On 13 June 2022, Tron's algorithmic stablecoin, USDD, lost its peg to the US Dollar.

Possible advantages 
The Bank of International Settlements lists the possible merits of the subject as enhancement of anti-money laundering efforts, operational resilience, customer data protection, financial inclusion, tax compliance, and cybersecurity.

Risks and criticisms

Lack of regulation 
Nellie Liang, Under Secretary of the Treasury for Domestic Finance reported to the Senate banking committee that the rapid growth of the stablecoin market capitalization and its potential for financial services innovation require urgent congressional regulation.

Lack of transparency 
Tether is currently the world's largest market capitalization stablecoin. It has been accused of failing to produce audits for reserves used to collateralize the quantity of minted USDT stablecoin.
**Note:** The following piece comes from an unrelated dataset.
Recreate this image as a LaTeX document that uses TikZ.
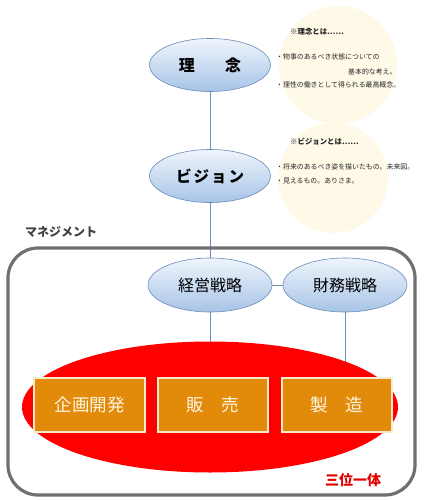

Tether has since issued assurance reports on USDT backing, although some speculation persists.

De-pegging 
Many projects can advance a product and call it a stablecoin. Thus, despite the name, many stablecoins have historically lacked stability because the digital assets can be built to many different standards. 
Stablecoins such as TerraUSD, USDD, DEI and others crashed to zero in 2022 alone.

Other concerns 
Griffin and Shams' research attributed the creation of unbacked USDT to the rise in Bitcoin's price in 2017. Following that, research indicated little to no evidence that Tether USD minting events influenced Bitcoin values unless they were publicized to the public by Whale Alert.

Failed and abandoned stablecoin projects
The stablecoin project Basis, which had received over $100 million in venture capital funding, shut down in December 2018, citing concerns about US regulation.